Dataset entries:

+++++

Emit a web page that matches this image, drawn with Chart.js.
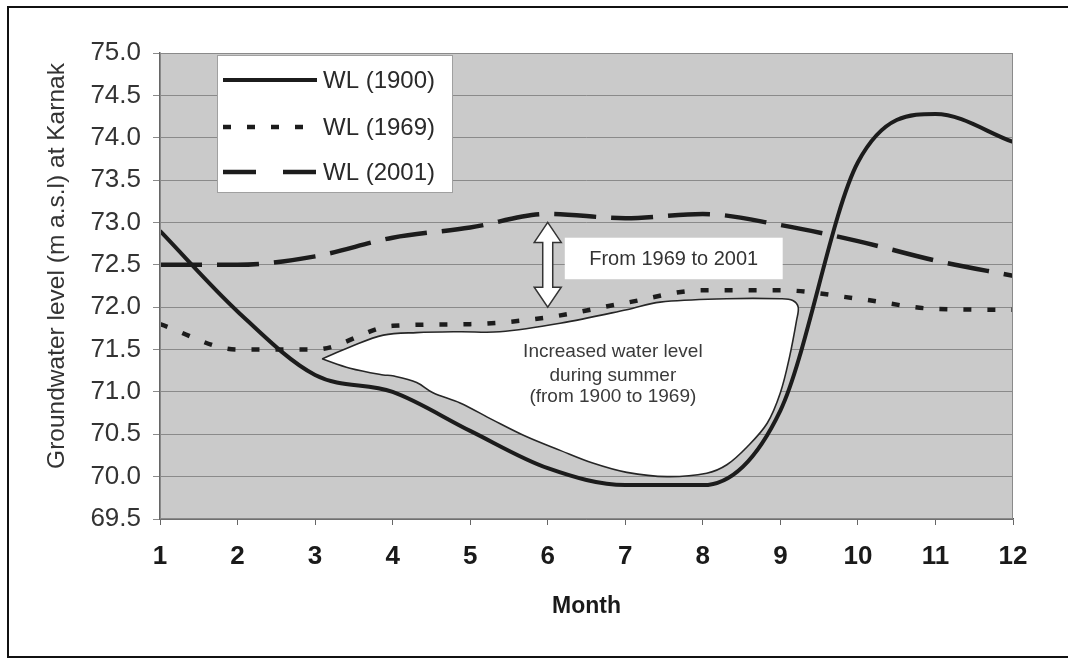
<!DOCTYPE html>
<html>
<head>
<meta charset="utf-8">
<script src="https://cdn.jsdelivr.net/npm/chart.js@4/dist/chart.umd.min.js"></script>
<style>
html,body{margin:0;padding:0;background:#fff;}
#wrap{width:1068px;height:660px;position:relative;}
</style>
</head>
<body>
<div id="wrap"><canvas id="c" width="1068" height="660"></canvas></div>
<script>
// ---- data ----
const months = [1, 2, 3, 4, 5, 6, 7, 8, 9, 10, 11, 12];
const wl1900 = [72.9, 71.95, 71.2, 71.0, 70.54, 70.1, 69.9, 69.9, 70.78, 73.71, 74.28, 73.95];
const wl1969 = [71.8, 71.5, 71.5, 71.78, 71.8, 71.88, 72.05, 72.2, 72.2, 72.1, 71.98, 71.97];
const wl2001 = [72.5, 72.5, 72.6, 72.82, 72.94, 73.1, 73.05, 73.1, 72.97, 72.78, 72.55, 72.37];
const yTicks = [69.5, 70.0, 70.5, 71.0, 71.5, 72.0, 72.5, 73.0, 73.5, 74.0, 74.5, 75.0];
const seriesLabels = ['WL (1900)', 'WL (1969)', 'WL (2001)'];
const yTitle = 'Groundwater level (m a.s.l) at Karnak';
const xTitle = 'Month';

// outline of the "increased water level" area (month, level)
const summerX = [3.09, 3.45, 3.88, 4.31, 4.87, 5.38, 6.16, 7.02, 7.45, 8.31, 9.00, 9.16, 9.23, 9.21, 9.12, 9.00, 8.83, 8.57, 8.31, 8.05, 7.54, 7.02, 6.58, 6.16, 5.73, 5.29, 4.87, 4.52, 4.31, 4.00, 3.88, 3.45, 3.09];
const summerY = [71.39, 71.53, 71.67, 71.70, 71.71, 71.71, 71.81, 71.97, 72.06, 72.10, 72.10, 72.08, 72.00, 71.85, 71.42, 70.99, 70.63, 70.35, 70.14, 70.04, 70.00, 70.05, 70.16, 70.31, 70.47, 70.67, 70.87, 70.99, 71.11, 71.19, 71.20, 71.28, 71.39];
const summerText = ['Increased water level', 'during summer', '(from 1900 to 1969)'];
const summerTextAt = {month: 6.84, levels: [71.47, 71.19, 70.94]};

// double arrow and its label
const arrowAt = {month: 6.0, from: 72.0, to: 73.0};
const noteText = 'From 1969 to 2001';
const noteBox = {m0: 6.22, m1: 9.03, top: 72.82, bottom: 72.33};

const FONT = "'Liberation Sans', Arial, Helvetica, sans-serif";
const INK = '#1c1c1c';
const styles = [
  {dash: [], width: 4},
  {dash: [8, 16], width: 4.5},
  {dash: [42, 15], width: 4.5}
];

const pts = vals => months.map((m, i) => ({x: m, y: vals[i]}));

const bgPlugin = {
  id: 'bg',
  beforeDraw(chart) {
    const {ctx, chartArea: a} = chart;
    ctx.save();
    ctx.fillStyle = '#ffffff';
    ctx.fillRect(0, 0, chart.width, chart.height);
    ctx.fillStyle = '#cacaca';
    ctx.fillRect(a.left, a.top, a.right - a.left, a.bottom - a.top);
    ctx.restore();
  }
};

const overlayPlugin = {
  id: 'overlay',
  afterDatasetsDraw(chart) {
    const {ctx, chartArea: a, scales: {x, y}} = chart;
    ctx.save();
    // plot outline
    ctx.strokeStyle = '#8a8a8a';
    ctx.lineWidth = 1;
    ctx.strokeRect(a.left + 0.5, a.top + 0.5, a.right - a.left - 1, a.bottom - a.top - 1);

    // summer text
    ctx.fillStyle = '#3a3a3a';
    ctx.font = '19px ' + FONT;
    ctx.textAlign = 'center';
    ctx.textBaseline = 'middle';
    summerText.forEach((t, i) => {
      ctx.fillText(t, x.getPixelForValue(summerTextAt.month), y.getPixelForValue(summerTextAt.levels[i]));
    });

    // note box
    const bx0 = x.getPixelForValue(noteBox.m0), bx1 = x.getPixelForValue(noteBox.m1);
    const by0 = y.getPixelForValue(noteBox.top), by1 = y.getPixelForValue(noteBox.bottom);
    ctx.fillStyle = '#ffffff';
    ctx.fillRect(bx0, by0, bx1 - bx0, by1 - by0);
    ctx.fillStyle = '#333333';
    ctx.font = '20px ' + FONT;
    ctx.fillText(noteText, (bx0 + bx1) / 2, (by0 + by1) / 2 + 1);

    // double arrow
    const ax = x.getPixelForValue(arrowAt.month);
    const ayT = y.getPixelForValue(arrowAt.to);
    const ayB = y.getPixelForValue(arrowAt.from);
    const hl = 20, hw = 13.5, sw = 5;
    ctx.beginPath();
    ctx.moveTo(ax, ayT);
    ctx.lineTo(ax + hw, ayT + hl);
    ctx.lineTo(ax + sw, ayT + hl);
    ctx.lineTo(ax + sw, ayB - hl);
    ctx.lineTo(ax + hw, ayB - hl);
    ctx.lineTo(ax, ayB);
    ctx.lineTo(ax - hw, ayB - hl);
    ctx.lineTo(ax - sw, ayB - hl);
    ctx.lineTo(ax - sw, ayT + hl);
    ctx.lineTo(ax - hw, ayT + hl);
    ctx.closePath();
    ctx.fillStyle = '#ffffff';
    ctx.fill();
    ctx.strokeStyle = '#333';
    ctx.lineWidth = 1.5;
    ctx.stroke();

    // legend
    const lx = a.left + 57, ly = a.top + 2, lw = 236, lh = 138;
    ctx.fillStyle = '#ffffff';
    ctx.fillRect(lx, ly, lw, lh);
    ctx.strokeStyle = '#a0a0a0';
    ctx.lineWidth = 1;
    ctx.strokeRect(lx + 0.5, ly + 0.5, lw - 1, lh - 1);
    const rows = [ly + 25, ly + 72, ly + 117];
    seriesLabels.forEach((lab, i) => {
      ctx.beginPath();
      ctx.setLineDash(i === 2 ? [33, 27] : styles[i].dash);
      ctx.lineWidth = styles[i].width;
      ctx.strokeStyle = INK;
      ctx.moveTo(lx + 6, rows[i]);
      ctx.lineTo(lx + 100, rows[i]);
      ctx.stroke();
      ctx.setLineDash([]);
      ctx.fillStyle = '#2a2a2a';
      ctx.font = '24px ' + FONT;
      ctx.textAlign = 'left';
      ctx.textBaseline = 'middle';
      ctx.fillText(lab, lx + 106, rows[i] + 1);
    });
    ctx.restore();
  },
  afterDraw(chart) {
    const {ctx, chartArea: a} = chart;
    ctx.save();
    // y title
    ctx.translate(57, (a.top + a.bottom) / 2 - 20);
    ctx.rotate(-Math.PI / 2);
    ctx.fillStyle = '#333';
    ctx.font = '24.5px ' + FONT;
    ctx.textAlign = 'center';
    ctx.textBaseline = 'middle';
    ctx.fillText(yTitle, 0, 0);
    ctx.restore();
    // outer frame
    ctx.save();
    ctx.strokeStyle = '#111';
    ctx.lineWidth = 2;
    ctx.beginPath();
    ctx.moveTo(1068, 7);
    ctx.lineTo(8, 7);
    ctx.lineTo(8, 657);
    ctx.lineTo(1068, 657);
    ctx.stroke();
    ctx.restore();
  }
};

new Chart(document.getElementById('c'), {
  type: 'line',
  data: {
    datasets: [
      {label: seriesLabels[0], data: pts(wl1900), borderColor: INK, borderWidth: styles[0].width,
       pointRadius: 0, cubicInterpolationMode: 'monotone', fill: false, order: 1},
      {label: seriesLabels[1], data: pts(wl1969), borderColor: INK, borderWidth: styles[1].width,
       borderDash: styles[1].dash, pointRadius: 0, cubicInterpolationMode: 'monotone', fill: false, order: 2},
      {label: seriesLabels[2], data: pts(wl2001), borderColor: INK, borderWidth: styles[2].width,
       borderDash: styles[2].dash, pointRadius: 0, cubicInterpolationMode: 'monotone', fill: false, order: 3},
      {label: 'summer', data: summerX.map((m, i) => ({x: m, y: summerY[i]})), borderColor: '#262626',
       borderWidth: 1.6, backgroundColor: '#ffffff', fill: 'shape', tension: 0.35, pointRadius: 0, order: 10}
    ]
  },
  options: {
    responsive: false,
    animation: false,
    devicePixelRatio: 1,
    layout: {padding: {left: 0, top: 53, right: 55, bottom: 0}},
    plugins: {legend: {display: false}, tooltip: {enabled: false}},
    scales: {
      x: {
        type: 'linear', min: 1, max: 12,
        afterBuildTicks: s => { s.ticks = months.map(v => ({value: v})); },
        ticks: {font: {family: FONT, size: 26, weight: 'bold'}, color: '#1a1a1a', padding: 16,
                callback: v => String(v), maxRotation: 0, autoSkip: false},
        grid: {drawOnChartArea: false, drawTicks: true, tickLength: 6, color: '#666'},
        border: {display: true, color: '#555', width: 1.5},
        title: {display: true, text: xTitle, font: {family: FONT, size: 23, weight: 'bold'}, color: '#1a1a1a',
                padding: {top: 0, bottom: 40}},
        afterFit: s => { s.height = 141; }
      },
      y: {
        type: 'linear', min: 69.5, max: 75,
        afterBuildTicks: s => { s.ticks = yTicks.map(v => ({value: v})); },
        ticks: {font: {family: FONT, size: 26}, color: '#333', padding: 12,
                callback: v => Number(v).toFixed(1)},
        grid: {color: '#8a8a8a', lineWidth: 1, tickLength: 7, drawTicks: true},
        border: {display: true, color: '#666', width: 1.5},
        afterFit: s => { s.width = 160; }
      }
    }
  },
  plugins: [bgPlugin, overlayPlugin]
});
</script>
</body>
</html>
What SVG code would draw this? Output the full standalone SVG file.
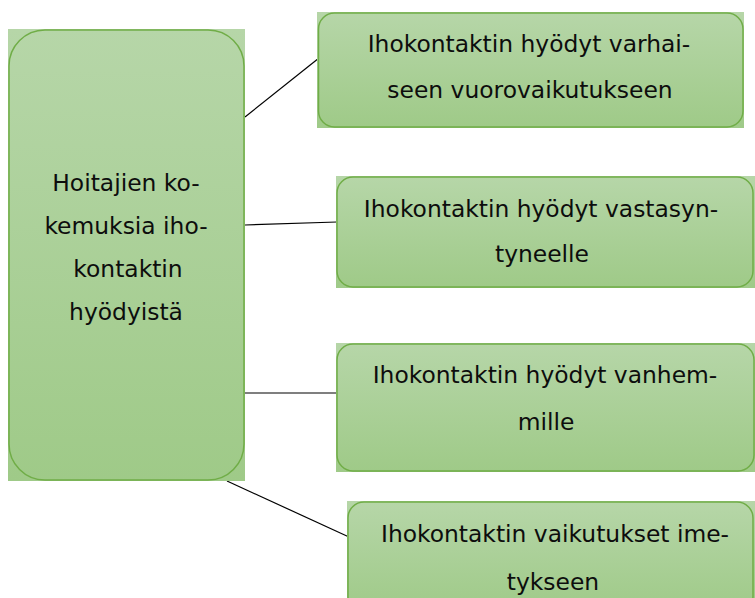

+++++

What needs to be done: Both the first line of the records above and the line containing "const xTitle = 'Month';" belong in the copy; please return them and every line between, exactly, minus the pictures.

Solution:
Emit a web page that matches this image, drawn with Chart.js.
<!DOCTYPE html>
<html>
<head>
<meta charset="utf-8">
<script src="https://cdn.jsdelivr.net/npm/chart.js@4/dist/chart.umd.min.js"></script>
<style>
html,body{margin:0;padding:0;background:#fff;}
#wrap{width:1068px;height:660px;position:relative;}
</style>
</head>
<body>
<div id="wrap"><canvas id="c" width="1068" height="660"></canvas></div>
<script>
// ---- data ----
const months = [1, 2, 3, 4, 5, 6, 7, 8, 9, 10, 11, 12];
const wl1900 = [72.9, 71.95, 71.2, 71.0, 70.54, 70.1, 69.9, 69.9, 70.78, 73.71, 74.28, 73.95];
const wl1969 = [71.8, 71.5, 71.5, 71.78, 71.8, 71.88, 72.05, 72.2, 72.2, 72.1, 71.98, 71.97];
const wl2001 = [72.5, 72.5, 72.6, 72.82, 72.94, 73.1, 73.05, 73.1, 72.97, 72.78, 72.55, 72.37];
const yTicks = [69.5, 70.0, 70.5, 71.0, 71.5, 72.0, 72.5, 73.0, 73.5, 74.0, 74.5, 75.0];
const seriesLabels = ['WL (1900)', 'WL (1969)', 'WL (2001)'];
const yTitle = 'Groundwater level (m a.s.l) at Karnak';
const xTitle = 'Month';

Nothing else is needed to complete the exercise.